At the same time, since the Nutanix architecture greatly simplifies the infrastructure for virtualizing by converging compute and storage together into a single tier, we’re able to streamline existing management processes.

Knowing our end user is a VMware admin these days, we’ve taken an approach that streamlines and simplifies their workflows.  For example, VMware Tools is what VMware admins are spending their time using, so seeking not to disrupt this workflow, we simply stay out of the way.  Rather than reinventing the wheel around these VM management workflows, we defer to VMware on the front-end and instead integrate into the VMware stack on the backend.

Examples include:

– VMFS Support: VMFS datastores are created by default on the Nutanix Complete Cluster. Admins can thus create and manage their virtual machines using standard VMware tools.

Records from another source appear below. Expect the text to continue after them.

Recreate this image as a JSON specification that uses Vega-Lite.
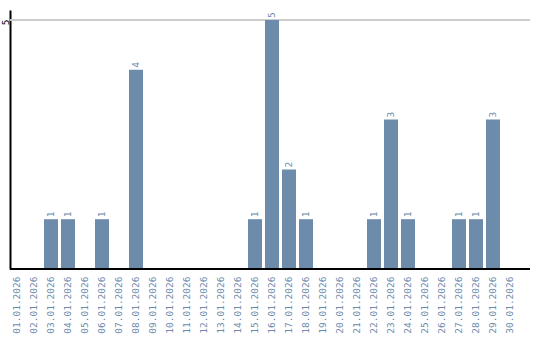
{
  "$schema": "https://vega.github.io/schema/vega-lite/v6.json",
  "width": 520,
  "height": 259,
  "autosize": {"type": "none"},
  "padding": {"left": 10, "top": 10, "right": 10, "bottom": 71},
  "config": {"view": {"stroke": null}},
  "data": {"values": [
    {"date": "01.01.2026", "count": 0},
    {"date": "02.01.2026", "count": 0},
    {"date": "03.01.2026", "count": 1},
    {"date": "04.01.2026", "count": 1},
    {"date": "05.01.2026", "count": 0},
    {"date": "06.01.2026", "count": 1},
    {"date": "07.01.2026", "count": 0},
    {"date": "08.01.2026", "count": 4},
    {"date": "09.01.2026", "count": 0},
    {"date": "10.01.2026", "count": 0},
    {"date": "11.01.2026", "count": 0},
    {"date": "12.01.2026", "count": 0},
    {"date": "13.01.2026", "count": 0},
    {"date": "14.01.2026", "count": 0},
    {"date": "15.01.2026", "count": 1},
    {"date": "16.01.2026", "count": 5},
    {"date": "17.01.2026", "count": 2},
    {"date": "18.01.2026", "count": 1},
    {"date": "19.01.2026", "count": 0},
    {"date": "20.01.2026", "count": 0},
    {"date": "21.01.2026", "count": 0},
    {"date": "22.01.2026", "count": 1},
    {"date": "23.01.2026", "count": 3},
    {"date": "24.01.2026", "count": 1},
    {"date": "25.01.2026", "count": 0},
    {"date": "26.01.2026", "count": 0},
    {"date": "27.01.2026", "count": 1},
    {"date": "28.01.2026", "count": 1},
    {"date": "29.01.2026", "count": 3},
    {"date": "30.01.2026", "count": 0}
  ]},
  "encoding": {
    "x": {
      "field": "date", "type": "ordinal", "sort": null,
      "scale": {"range": [0, 507], "paddingInner": 0.176, "paddingOuter": 0},
      "axis": {
        "title": null, "labelAngle": -90, "labelAlign": "right", "labelBaseline": "middle",
        "labelFont": "DejaVu Sans Mono", "labelFontSize": 9.5, "labelColor": "#6b8aab",
        "labelPadding": 7, "ticks": false, "domain": false, "grid": false
      }
    },
    "y": {
      "field": "count", "type": "quantitative",
      "scale": {"domain": [0, 5.2], "nice": false},
      "axis": {
        "title": null, "values": [5], "labelAngle": -90, "labelAlign": "center", "labelBaseline": "alphabetic",
        "labelFont": "DejaVu Sans Mono", "labelFontSize": 9.5, "labelColor": "#000000",
        "labelPadding": 2, "labelOffset": 2, "ticks": false, "domainColor": "#000000", "domainWidth": 2,
        "grid": false
      }
    }
  },
  "layer": [
    {
      "mark": {"type": "rule", "color": "#cccccc", "strokeWidth": 1},
      "encoding": {"x": null, "y": {"datum": 5}}
    },
    {"mark": {"type": "bar", "color": "#6d8cab"}},
    {
      "transform": [{"filter": "datum.count > 0"}],
      "mark": {"type": "text", "angle": 270, "align": "left", "baseline": "middle", "dx": 2,
        "font": "DejaVu Sans Mono", "fontSize": 9.5, "color": "#6b8aab"},
      "encoding": {"text": {"field": "count", "type": "quantitative"}}
    },
    {
      "mark": {"type": "rule", "color": "#000000", "strokeWidth": 2},
      "encoding": {"x": null, "y": {"datum": 0}}
    }
  ]
}
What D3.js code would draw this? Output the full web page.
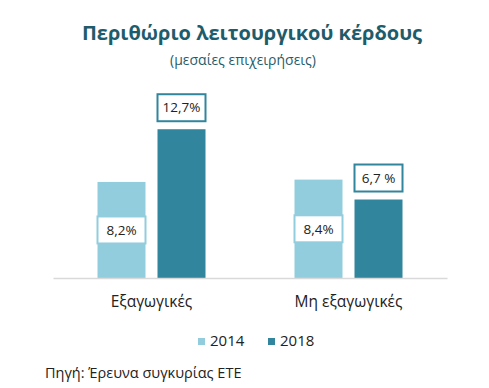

– NFS Support: We are about to release support for NFS datastores on Nutanix. With this, VMware will see the Nutanix backend via a standard NFS datastore. See screenshots for how this integrates into the VMware client

– VAAI : With NFS support, we will also release support for VAAI. This allows VMware admins to seamlessly leverage Nutanix snapshots from the VMware console.

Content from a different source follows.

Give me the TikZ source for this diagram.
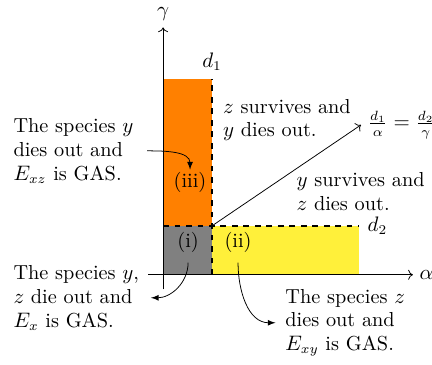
\documentclass[tikz,border=0pt]{standalone}
\usepackage{amsmath}
\usepackage{amssymb}
\usepackage{tikz}
\usetikzlibrary{arrows.meta,positioning,calc}
\definecolor{regyellow}{RGB}{255,240,58}
\definecolor{regorange}{RGB}{255,128,0}

\begin{document}
\begin{tikzpicture}[x=0.9cm, y=0.9cm,
    every node/.style={font=\fontsize{10.6pt}{12.5pt}\selectfont},
    axis/.style={->},
    border/.style={dashed, thick},
    note/.style={align=left, inner sep=1pt},
    pointer/.style={-latex}
]
\useasboundingbox (-3.33,-1.84) rectangle (5.49,5.61);
% regions
\fill[regorange] (0,1) rectangle (1,4);
\fill[gray] (0,0) rectangle (1,1);
\fill[regyellow] (1,0) rectangle (4,1);
\coordinate (corner) at (1,1);
\coordinate (top) at (1,4);
\coordinate (right) at (4,1);
\draw[border] (1,0) -- (top);
\draw[border] (0,1) -- (right);
% axes
\draw[axis] (-0.3,0) -- (5.1,0) node[right] (alpha) {$\alpha$};
\draw[axis] (0,-0.3) -- (0,5.05) node[above] (gamma) {$\gamma$};
\node[above=1pt of top] (done) {$d_1$};
\node[right=1pt of right] (dtwo) {$d_2$};
% ratio line
\coordinate (tip) at (4.04,3.06);
\draw[->] (corner) -- (tip);
\node[right=0pt of tip] (ratio) {$\frac{d_1}{\alpha}=\frac{d_2}{\gamma}$};
% region labels
\node (iii) at (0.55,1.88) {(iii)};
\node (i) at (0.51,0.67) {(i)};
\node (ii) at (1.53,0.67) {(ii)};
\node[note, anchor=west] (zsurv) at (1.18,3.16) {$z$ survives and\\$y$ dies out.};
\node[note, anchor=west] (ysurv) at (2.68,1.69) {$y$ survives and\\$z$ dies out.};
% explanations
\node[note, anchor=west] (notey) at (-3.1,2.53) {The species $y$\\dies out and\\$E_{xz}$ is GAS.};
\node[note, anchor=west] (notex) at (-3.1,-0.47) {The species $y$,\\$z$ die out and\\$E_x$ is GAS.};
\node[note, anchor=west] (notez) at (2.45,-0.98) {The species $z$\\dies out and\\$E_{xy}$ is GAS.};
\draw[pointer] ([xshift=6pt]notey.east) to[out=0, in=90] ([yshift=-2pt]iii.north);
\draw[pointer] ([yshift=-2pt]i.south) to[out=-90, in=0] ([xshift=5pt]notex.east);
\draw[pointer] ([yshift=-2pt]ii.south) to[out=-90, in=180] ([xshift=-4pt]notez.west);
\end{tikzpicture}
\end{document}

– SRM Integration: We are working on Backup and Disaster Recovery integration into VMware SRM (Data Protection is a whole different topic which I will cover in a subsequent blog post)

So how does this make life easier for VDI admins?  VDI admins are accustomed to managing their deployments using a VDI management tool – the two market leaders being VMware View and Citrix XenDesktop.  Nutanix  integration into the VMware stack enables VDI admins to focus on virtual desktops versus worry about the underlying storage management as they would in traditional server and SAN infrastructure solutions.

Having said all of the above about being invisible when we have to be, the Nutanix Console is available when an admin needs it. The Console offers a rich set of functionality that the admin can access when needed:

– Analyzing System Bottlenecks
– Storage usage and forecasting
– Measuring the compute and storage footprint of various applications
– Alerts on various system events
– Managing failed drives
– System expansion and scale-out
– Call Home and Remote Support (More on this in a subsequent blog)

In summary, the key manageability benefits from the Nutanix Complete Cluster are that a) Seamless integration with the VMware front-end workflow and b) Simplification of the configuration, management and troubleshooting for the backend. The Nutanix Complete Cluster removes the complexity in managing a virtualized datacenter, and allows an organization to focus on enabling end users with what they need to be productive, whether the application is delivered via virtual desktop or streamed.